This is the seventh in a 10-part series on prominent art galleries in Korea. – Ed
Park Kyung-mee, president of PKM Gallery in Hwa-dong, central Seoul, and PKM Trinity Gallery in Cheongdam-dong, southern Seoul, is a role model for many curators in Korea.
She worked as a curator for 11 years at Kukje Gallery and individually, and gradually grew to become one of the most influential figures in the Korean art field. She successfully curated a number of major art events, including the 2001 Venice Biennale for which Park was the commissioner of the Korean pavilion. Park finally opened her own gallery in Hwa-dong after the Biennale.
“My basic thought on Korean contemporary art has always been the same; that we need a paradigm shift from the older artists to the younger ones. It has slowly changed that way, so I think I have chosen the right direction,” said Park.
PKM Trinity Gallery which Park opened in 2008 usually holds large exhibitions on established foreign artists but PKM Gallery in Hwa-dong still features experimental works by young artists based on Park’s original standard of values.
Park Kyung-mee, president of PKM Gallery Ahn Hoon / The Korea Herald
Park had also opened a branch in Beijing in 2006, the sixth Korean gallery to launch in China, but it was closed down last December. “It did not show a loss but did not operate in the black either. It was worse because the market was so bad last winter. China is yet not a mature place for full-fledged contemporary art to be showcased. So it was still meaningful that PKM Gallery Beijing got to introduce some fresh, leading contemporary arts in China,” said Park.
Park has no immediate plans to open another gallery outside of Korea. Instead, she will be focusing more on the domestic market, said Park. That is why PKM, one of the Korean galleries most spotted at international art fairs, did not participate at the recent Hong Kong fair.
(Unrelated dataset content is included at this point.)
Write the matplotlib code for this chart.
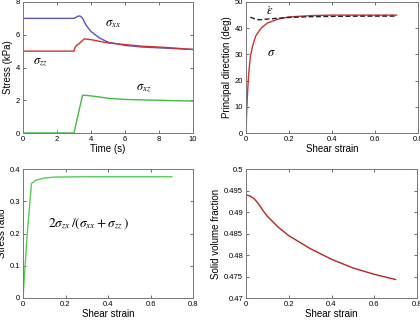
import matplotlib
matplotlib.use("Agg")
import matplotlib.pyplot as plt

plt.rcParams['font.family'] = ['Liberation Sans', 'DejaVu Sans']
plt.rcParams['mathtext.fontset'] = 'stix'

# panel 1: stresses vs time
t = [0, 3.0, 3.1, 3.2, 3.35, 3.5, 3.7, 4.0, 4.5, 5.0, 6.0, 7.0, 8.0, 9.0, 10.0]
sig_xx = [7.0, 7.0, 7.05, 7.12, 7.15, 7.02, 6.6, 6.2, 5.8, 5.55, 5.35, 5.25, 5.2, 5.15, 5.1]
t_zz = [0, 3.0, 3.05, 3.15, 3.3, 3.6, 4.0, 4.5, 5.0, 6.0, 7.0, 8.0, 9.0, 10.0]
sig_zz = [5.0, 5.0, 5.2, 5.35, 5.45, 5.75, 5.7, 5.6, 5.5, 5.4, 5.3, 5.25, 5.18, 5.1]
t_xz = [0, 3.0, 3.5, 3.7, 4.5, 5.0, 6.0, 7.0, 8.0, 9.0, 10.0]
sig_xz = [0, 0, 2.3, 2.3, 2.2, 2.12, 2.05, 2.02, 2.0, 1.97, 1.95]

# panel 2: principal directions vs shear strain
g_sig = [0, 0.003, 0.007, 0.012, 0.02, 0.03, 0.045, 0.07, 0.1, 0.15, 0.2, 0.3, 0.4, 0.55, 0.7]
ang_sig = [0, 8, 15, 22, 29, 33, 37, 40, 42, 43.5, 44.3, 44.8, 45, 45, 45]
g_eps = [0.02, 0.04, 0.06, 0.08, 0.1, 0.15, 0.2, 0.3, 0.4, 0.55, 0.7]
ang_eps = [44.2, 43.6, 43.2, 43.3, 43.5, 43.8, 44.1, 44.4, 44.5, 44.6, 44.6]

# panel 3: stress ratio
g_ratio = [0, 0.02, 0.04, 0.06, 0.1, 0.15, 0.3, 0.5, 0.7]
ratio = [0, 0.2, 0.355, 0.365, 0.372, 0.375, 0.376, 0.376, 0.376]

# panel 4: solid volume fraction
g_phi = [0, 0.02, 0.04, 0.06, 0.08, 0.1, 0.15, 0.2, 0.3, 0.4, 0.5, 0.6, 0.7]
phi = [0.494, 0.4937, 0.493, 0.4918, 0.4903, 0.489, 0.4865, 0.4845, 0.4815, 0.479, 0.477, 0.4755, 0.4743]

fig = plt.figure(figsize=(4.2, 3.24), dpi=100)
W, H = 420.0, 324.0

def mkax(l, r, t_, b):
    return fig.add_axes([l / W, 1 - b / H, (r - l) / W, (b - t_) / H])

ax1 = mkax(23, 193, 2, 133)
ax2 = mkax(246, 418, 2, 133)
ax3 = mkax(23, 193, 169, 298)
ax4 = mkax(246, 417, 169, 298)

for ax in (ax1, ax2, ax3, ax4):
    ax.tick_params(direction='in', top=True, right=True, labelsize=5.5,
                   length=2.5, width=0.6, color='#555555', pad=2)
    for s in ax.spines.values():
        s.set_color('#777777')
        s.set_linewidth(0.7)

ax1.plot(t, sig_xx, color='#5555bb', lw=1)
ax1.plot(t_zz, sig_zz, color='#cc3333', lw=1)
ax1.plot(t_xz, sig_xz, color='#44bb44', lw=1)
ax1.set_xlim(0, 10)
ax1.set_ylim(0, 8)
ax1.set_xticks([0, 2, 4, 6, 8, 10])
ax1.set_yticks([0, 2, 4, 6, 8])
ax1.set_xlabel('Time (s)', fontsize=7, labelpad=1)
ax1.set_ylabel('Stress (kPa)', fontsize=7, labelpad=2)
ax1.text(5.3, 6.65, r'$\sigma_{xx}$', fontsize=9, ha='center', va='center')
ax1.text(1.05, 4.33, r'$\sigma_{zz}$', fontsize=9, ha='center', va='center')
ax1.text(7.1, 2.75, r'$\sigma_{xz}$', fontsize=9, ha='center', va='center')

ax2.plot(g_sig, ang_sig, color='#cc3333', lw=1)
ax2.plot(g_eps, ang_eps, color='#222222', lw=1, ls=(0, (3.5, 1.8)))
ax2.set_xlim(0, 0.8)
ax2.set_ylim(0, 50)
ax2.set_xticks([0, 0.2, 0.4, 0.6, 0.8])
ax2.set_xticklabels(['0', '0.2', '0.4', '0.6', '0.8'])
ax2.set_yticks([0, 10, 20, 30, 40, 50])
ax2.set_xlabel('Shear strain', fontsize=7, labelpad=1)
ax2.set_ylabel('Principal direction (deg)', fontsize=7, labelpad=2)
ax2.text(0.11, 46.5, r'$\dot{\varepsilon}$', fontsize=9, ha='center', va='center')
ax2.text(0.12, 30.5, r'$\sigma$', fontsize=9, ha='center', va='center')

ax3.plot(g_ratio, ratio, color='#55cc55', lw=1)
ax3.set_xlim(0, 0.8)
ax3.set_ylim(0, 0.4)
ax3.set_xticks([0, 0.2, 0.4, 0.6, 0.8])
ax3.set_xticklabels(['0', '0.2', '0.4', '0.6', '0.8'])
ax3.set_yticks([0, 0.1, 0.2, 0.3, 0.4])
ax3.set_yticklabels(['0', '0.1', '0.2', '0.3', '0.4'])
ax3.set_xlabel('Shear strain', fontsize=7, labelpad=1)
ax3.set_ylabel('Stress ratio', fontsize=7, labelpad=2)
ax3.text(0.12, 0.23, r'$2\sigma_{zx}\,/(\sigma_{xx}+\sigma_{zz}\,)$', fontsize=9.5,
         ha='left', va='center')

ax4.plot(g_phi, phi, color='#bb2222', lw=1)
ax4.set_xlim(0, 0.8)
ax4.set_ylim(0.47, 0.5)
ax4.set_xticks([0, 0.2, 0.4, 0.6, 0.8])
ax4.set_xticklabels(['0', '0.2', '0.4', '0.6', '0.8'])
ax4.set_yticks([0.47, 0.475, 0.48, 0.485, 0.49, 0.495, 0.5])
ax4.set_yticklabels(['0.47', '0.475', '0.48', '0.485', '0.49', '0.495', '0.5'])
ax4.set_xlabel('Shear strain', fontsize=7, labelpad=1)
ax4.set_ylabel('Solid volume fraction', fontsize=7, labelpad=2)

fig.savefig('out.png', dpi=100)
“We have been slowing down our participation in international art fairs since last year, because we know that holding exhibitions on our home ground is important, too. But we are considering participating in the next year’s Hong Kong fair,” said Park.
Park has been famous for her discerning eye for talented artists ever since her days as a curator. She still organizes exhibitions and selects artists herself. But as she now has a tighter schedule as a director, she came up with an innovative outsourcing system for the gallery in cooperation with Bartleby Bickle & Meursault, an art consulting and publishing firm, last year.
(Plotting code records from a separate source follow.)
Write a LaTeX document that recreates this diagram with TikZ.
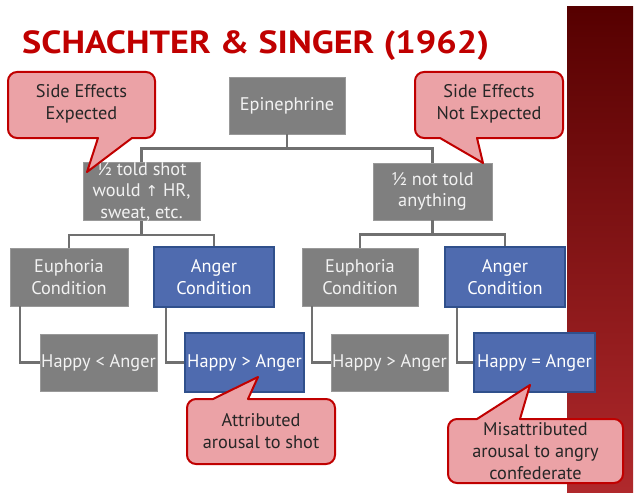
\documentclass[tikz,border=0pt]{standalone}
\usepackage{fontspec}
\usepackage{graphicx}
\setmainfont{PT Sans}
\newfontfamily\symfont{DejaVu Sans}
\usetikzlibrary{calc}
\definecolor{boxgray}{HTML}{7F7F7F}
\definecolor{boxgrayedge}{HTML}{999999}
\definecolor{boxblue}{HTML}{4F6BAF}
\definecolor{boxblueedge}{HTML}{30508C}
\definecolor{linkgray}{HTML}{707070}
\definecolor{calloutfill}{HTML}{EBA2A6}
\definecolor{calloutedge}{HTML}{C00000}
\definecolor{titlered}{HTML}{C00000}
\definecolor{bandtop}{HTML}{560000}
\definecolor{bandbottom}{HTML}{B0292C}
\tikzset{
  graybox/.style={draw=boxgrayedge, line width=0.8pt, fill=boxgray, text=white!95!black,
    inner sep=0pt, align=center, font=\fontsize{18.3}{21.5}\selectfont},
  bluebox/.style={draw=boxblueedge, line width=1.6pt, fill=boxblue, text=white,
    inner sep=0pt, align=center, font=\fontsize{18.3}{21.5}\selectfont},
  link/.style={draw=linkgray, line width=2.2pt},
  callout/.style={draw=calloutedge, line width=2pt, fill=calloutfill, line join=round},
  callouttext/.style={text=black!85, align=center, inner sep=0pt, font=\fontsize{18.3}{22}\selectfont},
}
\begin{document}
\begin{tikzpicture}[x=1pt,y=-1pt]
\useasboundingbox (0,0) rectangle (635,495);
\fill[white] (0,0) rectangle (635,495);

% red side band
\shade[top color=bandtop, bottom color=bandbottom] (567,7) rectangle (633,492);

% title
\node[anchor=base west, inner sep=0pt, text=titlered, font=\fontsize{32}{36}\bfseries\selectfont]
  (title) at (22,54) {\scalebox{1.13}[1]{SCHACHTER \& SINGER (1962)}};

% boxes
\node[graybox, minimum width=116pt, minimum height=57pt] (epi) at (287,105.5) {Epinephrine};
\node[graybox, minimum width=117pt, minimum height=57pt] (told) at (141.5,191.5)
  {½ told shot\\would {\symfont\fontsize{15}{21}\selectfont ↑} HR,\\sweat, etc.};
\node[graybox, minimum width=119pt, minimum height=57pt] (nottold) at (432.5,191.5)
  {½ not told\\anything};

\node[graybox, minimum width=118pt, minimum height=58pt] (eu1) at (69,277) {Euphoria\\Condition};
\node[bluebox, minimum width=120pt, minimum height=60pt] (an1) at (214,277) {Anger\\Condition};
\node[graybox, minimum width=116pt, minimum height=58pt] (eu2) at (360,277) {Euphoria\\Condition};
\node[bluebox, minimum width=120pt, minimum height=60pt] (an2) at (505,277) {Anger\\Condition};

\node[graybox, minimum width=117pt, minimum height=57pt] (h1) at (98.5,362.5) {Happy < Anger};
\node[bluebox, minimum width=119pt, minimum height=59pt] (h2) at (244.5,362.5) {Happy > Anger};
\node[graybox, minimum width=117pt, minimum height=57pt] (h3) at (389.5,362.5) {Happy > Anger};
\node[bluebox, minimum width=121pt, minimum height=59pt] (h4) at (534.5,362.5) {Happy = Anger};

% tree connectors
\coordinate (j0) at ($(epi.south)+(0,14)$);
\draw[link] (epi.south) -- (j0);
\draw[link] (told.north) |- (j0) -| (nottold.north);

\coordinate (j1) at ($(told.south)+(0,14)$);
\draw[link] (told.south) -- (j1);
\draw[link] (eu1.north) |- (j1) -| (an1.north);

\coordinate (j2) at ($(nottold.south)+(0,14)$);
\draw[link] (nottold.south) -- (j2);
\draw[link] (eu2.north) |- (j2) -| (an2.north);

\draw[link] ($(eu1.south west)+(10,0)$) |- (h1.west);
\draw[link] ($(an1.south west)+(13,0)$) |- (h2.west);
\draw[link] ($(eu2.south west)+(10,0)$) |- (h3.west);
\draw[link] ($(an2.south west)+(13,0)$) |- (h4.west);

% callouts
\draw[callout] (98,138) [rounded corners=9pt] -- (8,138) -- (8,72) -- (155,72) -- (155,138)
  [sharp corners] -- (132,138) -- (87,172) -- cycle;
\node[callouttext] (c1) at (81.5,104) {Side Effects\\Expected};

\draw[callout] (440,138) [rounded corners=9pt] -- (415,138) -- (415,72) -- (563,72) -- (563,138)
  [sharp corners] -- (477,138) -- (483,163) -- cycle;
\node[callouttext] (c2) at (489,104) {Side Effects\\Not Expected};

\draw[callout] (213,399) [rounded corners=9pt] -- (187,399) -- (187,464) -- (335,464) -- (335,399)
  [sharp corners] -- (248,399) -- (258,377) -- cycle;
\node[callouttext] (c3) at (261,431.5) {Attributed\\arousal to shot};

\draw[callout] (477,419) [rounded corners=9pt] -- (448,419) -- (448,483) -- (623,483) -- (623,419)
  [sharp corners] -- (520,419) -- (530,385) -- cycle;
\node[callouttext] (c4) at (535.5,451) {Misattributed\\arousal to angry\\confederate};
\end{tikzpicture}
\end{document}
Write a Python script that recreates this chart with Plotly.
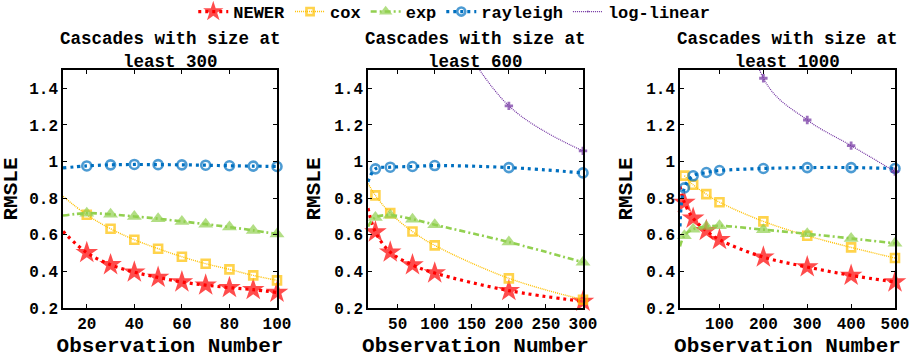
import plotly.graph_objects as go

# ---------------- data ----------------
# x = 10 is the curve's start at the left edge (no marker drawn there)
x_p1 = [10, 20, 30, 40, 50, 60, 70, 80, 90, 100]
newer_p1 = [0.618, 0.502, 0.436, 0.396, 0.367, 0.342, 0.325, 0.311, 0.300, 0.285]
cox_p1 = [0.810, 0.709, 0.633, 0.573, 0.524, 0.480, 0.442, 0.411, 0.378, 0.351]
exp_p1 = [0.705, 0.718, 0.712, 0.700, 0.688, 0.673, 0.658, 0.642, 0.624, 0.604]
rayleigh_p1 = [0.965, 0.976, 0.982, 0.984, 0.983, 0.982, 0.980, 0.977, 0.975, 0.973]

x_p2 = [10, 20, 40, 70, 100, 200, 300]
newer_p2 = [0.745, 0.615, 0.505, 0.435, 0.391, 0.295, 0.236]
cox_p2 = [0.880, 0.815, 0.718, 0.618, 0.542, 0.362, 0.245]
exp_p2 = [0.645, 0.695, 0.707, 0.685, 0.655, 0.560, 0.450]
rayleigh_p2 = [0.890, 0.960, 0.969, 0.973, 0.978, 0.967, 0.938]
loglin_p2 = [None, None, None, None, 1.90, 1.304, 1.058]

x_p3 = [10, 20, 40, 70, 100, 200, 300, 400, 500]
newer_p3 = [0.864, 0.776, 0.690, 0.622, 0.573, 0.478, 0.424, 0.378, 0.342]
cox_p3 = [None, 0.923, 0.873, 0.822, 0.778, 0.673, 0.595, 0.531, 0.473]
exp_p3 = [0.536, 0.595, 0.630, 0.645, 0.649, 0.628, 0.605, 0.580, 0.553]
rayleigh_p3 = [0.645, 0.856, 0.922, 0.940, 0.951, 0.962, 0.967, 0.967, 0.962]
loglin_p3 = [None, None, None, None, 2.90, 1.455, 1.227, 1.087, 0.945]

panel_titles = ["Cascades with size at<br>least 300",
                "Cascades with size at<br>least 600",
                "Cascades with size at<br>least 1000"]
x_ranges = [[10, 100], [10, 300], [10, 500]]
x_ticks = [[20, 40, 60, 80, 100],
           [50, 100, 150, 200, 250, 300],
           [100, 200, 300, 400, 500]]
y_ticks = [0.2, 0.4, 0.6, 0.8, 1.0, 1.2, 1.4]
y_ticktext = ["0.2", "0.4", "0.6", "0.8", "1", "1.2", "1.4"]
y_range = [0.2, 1.5]

series_names = ["NEWER", "cox", "exp", "rayleigh", "log-linear"]
panels = [
    (x_p1, [newer_p1, cox_p1, exp_p1, rayleigh_p1, None]),
    (x_p2, [newer_p2, cox_p2, exp_p2, rayleigh_p2, loglin_p2]),
    (x_p3, [newer_p3, cox_p3, exp_p3, rayleigh_p3, loglin_p3]),
]

# ---------------- styles ----------------
FONT = "Liberation Mono, Courier New, monospace"
styles = {
    "NEWER": dict(color="#FF0000", width=3.2, dash="3px,4px", symbol="star", size=17, lw=0),
    "cox": dict(color="#FFC000", width=1.4, dash="1px,1px", symbol="square-open", size=8, lw=2.6),
    "exp": dict(color="#92D050", width=2.6, dash="6px,3px,2px,3px", symbol="triangle-up", size=13, lw=0),
    "rayleigh": dict(color="#0070C0", width=3.2, dash="3px,4px", symbol="circle-open", size=9, lw=2.6),
    "log-linear": dict(color="#7030A0", width=1.2, dash="1px,1px", symbol="cross", size=7, lw=0),
}

fig = go.Figure()

x_domains = [[63 / 914, 277 / 914], [368 / 914, 583 / 914], [680 / 914, 895 / 914]]
y_domain = [1 - 308 / 358, 1 - 70 / 358]

legend_done = set()
for i, (xs, series) in enumerate(panels):
    ax = "" if i == 0 else str(i + 1)
    for name, ys in zip(series_names, series):
        if ys is None:
            continue
        st = styles[name]
        sizes = [0 if (x < 20 or y is None or y > y_range[1]) else st["size"]
                 for x, y in zip(xs, ys)]
        show = name not in legend_done
        legend_done.add(name)
        fig.add_trace(go.Scatter(
            x=xs, y=ys, name=name, mode="lines+markers",
            xaxis="x" + ax, yaxis="y" + ax,
            line=dict(color=st["color"], width=st["width"], dash=st["dash"], shape="spline"),
            marker=dict(symbol=st["symbol"], size=sizes, color=st["color"],
                        line=dict(color=st["color"], width=st["lw"])),
            connectgaps=False, cliponaxis=False, showlegend=show,
            legendrank=series_names.index(name),
        ))

layout = dict(
    width=914, height=358,
    margin=dict(l=0, r=0, t=0, b=0, autoexpand=False),
    paper_bgcolor="white", plot_bgcolor="white",
    font=dict(family=FONT, size=16, color="black", weight="bold"),
    showlegend=True,
    legend=dict(orientation="h", x=0.497, xanchor="center", y=1 - 12 / 358, yanchor="middle",
                font=dict(family=FONT, size=17, weight="bold"),
                bgcolor="rgba(0,0,0,0)", itemwidth=30, traceorder="normal"),
    annotations=[],
)

for i in range(3):
    ax = "" if i == 0 else str(i + 1)
    layout["xaxis" + ax] = dict(
        domain=x_domains[i], range=x_ranges[i], anchor="y" + ax, automargin=False,
        tickvals=x_ticks[i], ticks="inside", ticklen=4, tickcolor="black",
        showline=True, linecolor="black", linewidth=1.5, mirror="ticks",
        showgrid=False, zeroline=False,
        tickfont=dict(family=FONT, size=16, weight="bold"),
        title=dict(text="Observation Number", standoff=12,
                   font=dict(family=FONT, size=21, weight="bold")),
    )
    layout["yaxis" + ax] = dict(
        domain=y_domain, range=y_range, anchor="x" + ax, automargin=False,
        tickvals=y_ticks, ticktext=y_ticktext, ticks="inside", ticklen=4, tickcolor="black",
        showline=True, linecolor="black", linewidth=1.5, mirror="ticks",
        showgrid=False, zeroline=False,
        tickfont=dict(family=FONT, size=16, weight="bold"),
        title=dict(text="RMSLE", standoff=8,
                   font=dict(family=FONT, size=21, weight="bold")),
    )
    cx = (x_domains[i][0] + x_domains[i][1]) / 2
    layout["annotations"].append(dict(
        text=panel_titles[i], xref="paper", yref="paper", x=cx, y=1 - 74 / 358,
        xanchor="center", yanchor="bottom", showarrow=False,
        font=dict(family=FONT, size=17.5, weight="bold"),
    ))

fig.update_layout(**layout)
fig.write_html("out.html")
“James Lee, the director of BB&M and I have known each other for more than 15 years and our eyes for contemporary art and artists are very similar. As the gallery gets bigger, it becomes impossible for me to be in charge of everything. So I wanted to try something new; something that is not too off the mark from what I would have done but is still more active,” she said.
BB&M works exclusively with PKM. It takes care of the exhibitions and artists at the Hwa-dong gallery. The two have held several shows this year, including the solo exhibition by installation artist Park Chan-kyong -- film director Park Chan-wook’s brother -- which ended last weekend. This kind of partnership is more common among galleries outside of Korea, but it is a new approach here, said Park.
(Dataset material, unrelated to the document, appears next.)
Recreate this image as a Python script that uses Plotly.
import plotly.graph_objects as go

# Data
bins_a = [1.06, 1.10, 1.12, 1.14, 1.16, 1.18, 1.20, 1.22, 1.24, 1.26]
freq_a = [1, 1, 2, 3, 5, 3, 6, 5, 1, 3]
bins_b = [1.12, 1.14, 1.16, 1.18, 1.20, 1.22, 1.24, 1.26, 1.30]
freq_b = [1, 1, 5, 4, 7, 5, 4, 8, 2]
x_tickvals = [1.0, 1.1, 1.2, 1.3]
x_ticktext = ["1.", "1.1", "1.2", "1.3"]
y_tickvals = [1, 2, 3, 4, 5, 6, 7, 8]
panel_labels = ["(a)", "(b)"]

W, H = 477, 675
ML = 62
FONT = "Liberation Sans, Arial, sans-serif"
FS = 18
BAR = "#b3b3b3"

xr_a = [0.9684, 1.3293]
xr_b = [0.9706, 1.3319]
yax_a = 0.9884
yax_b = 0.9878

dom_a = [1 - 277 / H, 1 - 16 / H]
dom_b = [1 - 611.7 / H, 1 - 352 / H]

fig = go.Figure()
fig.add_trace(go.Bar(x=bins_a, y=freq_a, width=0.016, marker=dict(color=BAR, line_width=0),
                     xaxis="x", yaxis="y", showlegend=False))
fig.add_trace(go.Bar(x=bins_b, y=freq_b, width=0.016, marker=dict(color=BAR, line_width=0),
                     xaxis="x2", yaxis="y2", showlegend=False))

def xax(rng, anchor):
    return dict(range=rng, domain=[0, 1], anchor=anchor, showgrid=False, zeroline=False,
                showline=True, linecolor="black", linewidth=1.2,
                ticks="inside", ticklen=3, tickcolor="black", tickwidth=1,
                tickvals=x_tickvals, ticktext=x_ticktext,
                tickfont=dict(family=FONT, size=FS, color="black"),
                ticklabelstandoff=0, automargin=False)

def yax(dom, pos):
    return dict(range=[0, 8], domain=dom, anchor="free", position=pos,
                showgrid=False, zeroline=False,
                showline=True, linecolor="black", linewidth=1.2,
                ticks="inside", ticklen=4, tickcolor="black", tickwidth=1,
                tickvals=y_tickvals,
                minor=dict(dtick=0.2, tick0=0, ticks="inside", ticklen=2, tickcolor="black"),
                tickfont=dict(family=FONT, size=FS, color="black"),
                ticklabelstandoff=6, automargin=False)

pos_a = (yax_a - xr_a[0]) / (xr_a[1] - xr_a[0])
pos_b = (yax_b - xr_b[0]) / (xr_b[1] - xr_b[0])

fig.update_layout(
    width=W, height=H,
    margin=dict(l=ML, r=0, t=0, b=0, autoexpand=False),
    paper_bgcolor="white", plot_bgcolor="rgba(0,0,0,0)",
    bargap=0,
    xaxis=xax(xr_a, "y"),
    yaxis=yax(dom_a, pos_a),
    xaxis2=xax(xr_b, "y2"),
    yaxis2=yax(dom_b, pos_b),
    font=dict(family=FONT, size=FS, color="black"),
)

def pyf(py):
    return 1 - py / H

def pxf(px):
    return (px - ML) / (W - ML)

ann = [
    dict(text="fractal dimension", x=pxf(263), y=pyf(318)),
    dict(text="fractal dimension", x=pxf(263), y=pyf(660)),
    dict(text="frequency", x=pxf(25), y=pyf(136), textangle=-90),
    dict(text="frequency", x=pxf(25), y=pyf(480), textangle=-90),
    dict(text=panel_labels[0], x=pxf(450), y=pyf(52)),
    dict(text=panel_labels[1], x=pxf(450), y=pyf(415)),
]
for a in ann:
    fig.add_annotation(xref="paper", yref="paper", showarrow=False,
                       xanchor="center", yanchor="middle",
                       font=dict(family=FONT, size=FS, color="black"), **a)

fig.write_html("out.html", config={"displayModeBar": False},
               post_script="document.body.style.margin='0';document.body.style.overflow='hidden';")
Starting this year, Park is also trying out a new system to develop young and talented artists in the form of a contest. PKM will announce a medium every year and young artists between 25 to 30 years of age can submit their works that correspond to the medium. This year’s medium is drawing, and submissions are open through Friday.
So what kind of artist, exactly, is PKM looking for?
“Contemporary artists should express a contemporaneousness which can be read through a universal context. And also, most importantly, they should work hard,” said Park.
“When a certain gallery’s artists’ become established, the gallery’s value is increased as well. I hope PKM can develop and get a hold of many artists who will become big and the gallery can also become the top and stay there for a long time as well.”